> **WHAT IS REQUIRED**:
Reproduce the data below in full and exclude every picture.

> **RECORDED INFORMATION**:
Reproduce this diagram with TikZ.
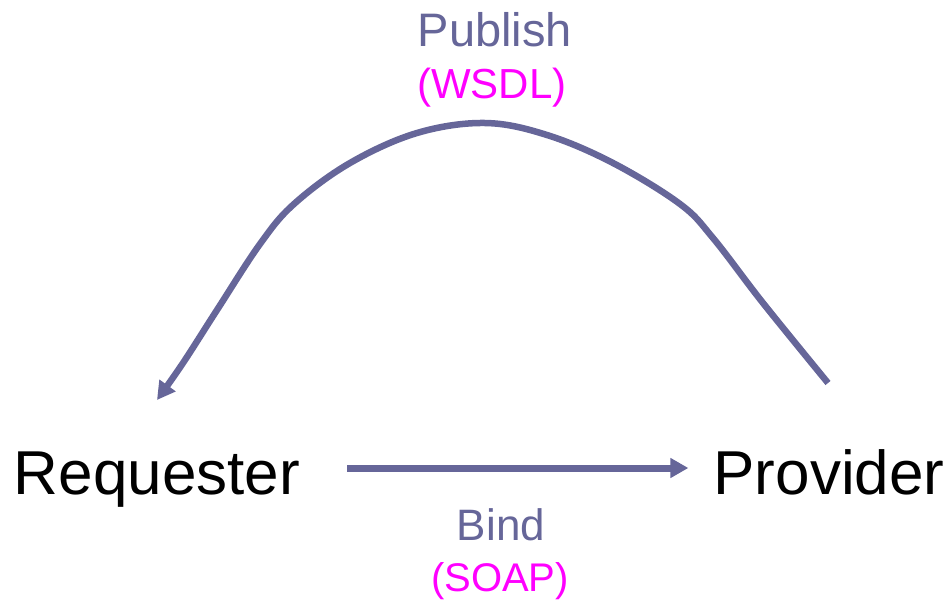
\documentclass[tikz,border=0pt]{standalone}
\usepackage{fontspec}
\setmainfont{Liberation Sans}
\usetikzlibrary{arrows.meta,calc}
\definecolor{flow}{HTML}{666699}
\definecolor{proto}{HTML}{FF00FF}
\newcommand\textsz[1]{\fontsize{#1}{#1}\selectfont}
\tikzset{
  party/.style={inner sep=0pt, anchor=base, font=\textsz{62}, text=black},
  action/.style={inner sep=0pt, anchor=base, font=\textsz{#1}, text=flow},
  protocol/.style={inner sep=0pt, anchor=base, font=\textsz{#1}, text=proto},
  link/.style={draw=flow, line width=#1, -{Triangle[length=18pt,width=19pt]}},
}
\begin{document}
\begin{tikzpicture}[x=1pt,y=-1pt]
  \useasboundingbox (0,0) rectangle (951,605);

  % the two parties
  \node[party] (req)  at (157,494) {Requester};
  \node[party] (prov) at (829,494) {Provider};

  % labels of the two interactions
  \node[action=47]   (pub)  at (495,46)  {Publish};
  \node[protocol=42] (wsdl) at (492,98)  {(WSDL)};
  \node[action=44]   (bind) at (501,540) {Bind};
  \node[protocol=40] (soap) at (500,591) {(SOAP)};

  % ends of the publish arc
  \coordinate (pubA) at (828,383);
  \coordinate (pubB) at (157,400);

  % publish: arc from the provider back over to the requester
  \draw[link=6.5pt] plot[smooth, tension=0.6] coordinates {
    (pubA) (763,303) (713,238) (680,204) (613,163) (547,135)
    (485,123) (417,133) (350,163) (294,204) (260,244) (217,310)
    (183,363) (pubB)};

  % bind: straight arrow from requester to provider
  \draw[link=7pt] ($(req.base east)+(47,-26)$) -- ($(prov.base west)+(-25,-26)$);
\end{tikzpicture}
\end{document}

> **FULL SOLUTION**:
Reproduce this diagram with TikZ.
\documentclass[tikz,border=0pt]{standalone}
\usepackage{fontspec}
\setmainfont{Liberation Sans}
\usetikzlibrary{arrows.meta,calc}
\definecolor{flow}{HTML}{666699}
\definecolor{proto}{HTML}{FF00FF}
\newcommand\textsz[1]{\fontsize{#1}{#1}\selectfont}
\tikzset{
  party/.style={inner sep=0pt, anchor=base, font=\textsz{62}, text=black},
  action/.style={inner sep=0pt, anchor=base, font=\textsz{#1}, text=flow},
  protocol/.style={inner sep=0pt, anchor=base, font=\textsz{#1}, text=proto},
  link/.style={draw=flow, line width=#1, -{Triangle[length=18pt,width=19pt]}},
}
\begin{document}
\begin{tikzpicture}[x=1pt,y=-1pt]
  \useasboundingbox (0,0) rectangle (951,605);

  % the two parties
  \node[party] (req)  at (157,494) {Requester};
  \node[party] (prov) at (829,494) {Provider};

  % labels of the two interactions
  \node[action=47]   (pub)  at (495,46)  {Publish};
  \node[protocol=42] (wsdl) at (492,98)  {(WSDL)};
  \node[action=44]   (bind) at (501,540) {Bind};
  \node[protocol=40] (soap) at (500,591) {(SOAP)};

  % ends of the publish arc
  \coordinate (pubA) at (828,383);
  \coordinate (pubB) at (157,400);

  % publish: arc from the provider back over to the requester
  \draw[link=6.5pt] plot[smooth, tension=0.6] coordinates {
    (pubA) (763,303) (713,238) (680,204) (613,163) (547,135)
    (485,123) (417,133) (350,163) (294,204) (260,244) (217,310)
    (183,363) (pubB)};

  % bind: straight arrow from requester to provider
  \draw[link=7pt] ($(req.base east)+(47,-26)$) -- ($(prov.base west)+(-25,-26)$);
\end{tikzpicture}
\end{document}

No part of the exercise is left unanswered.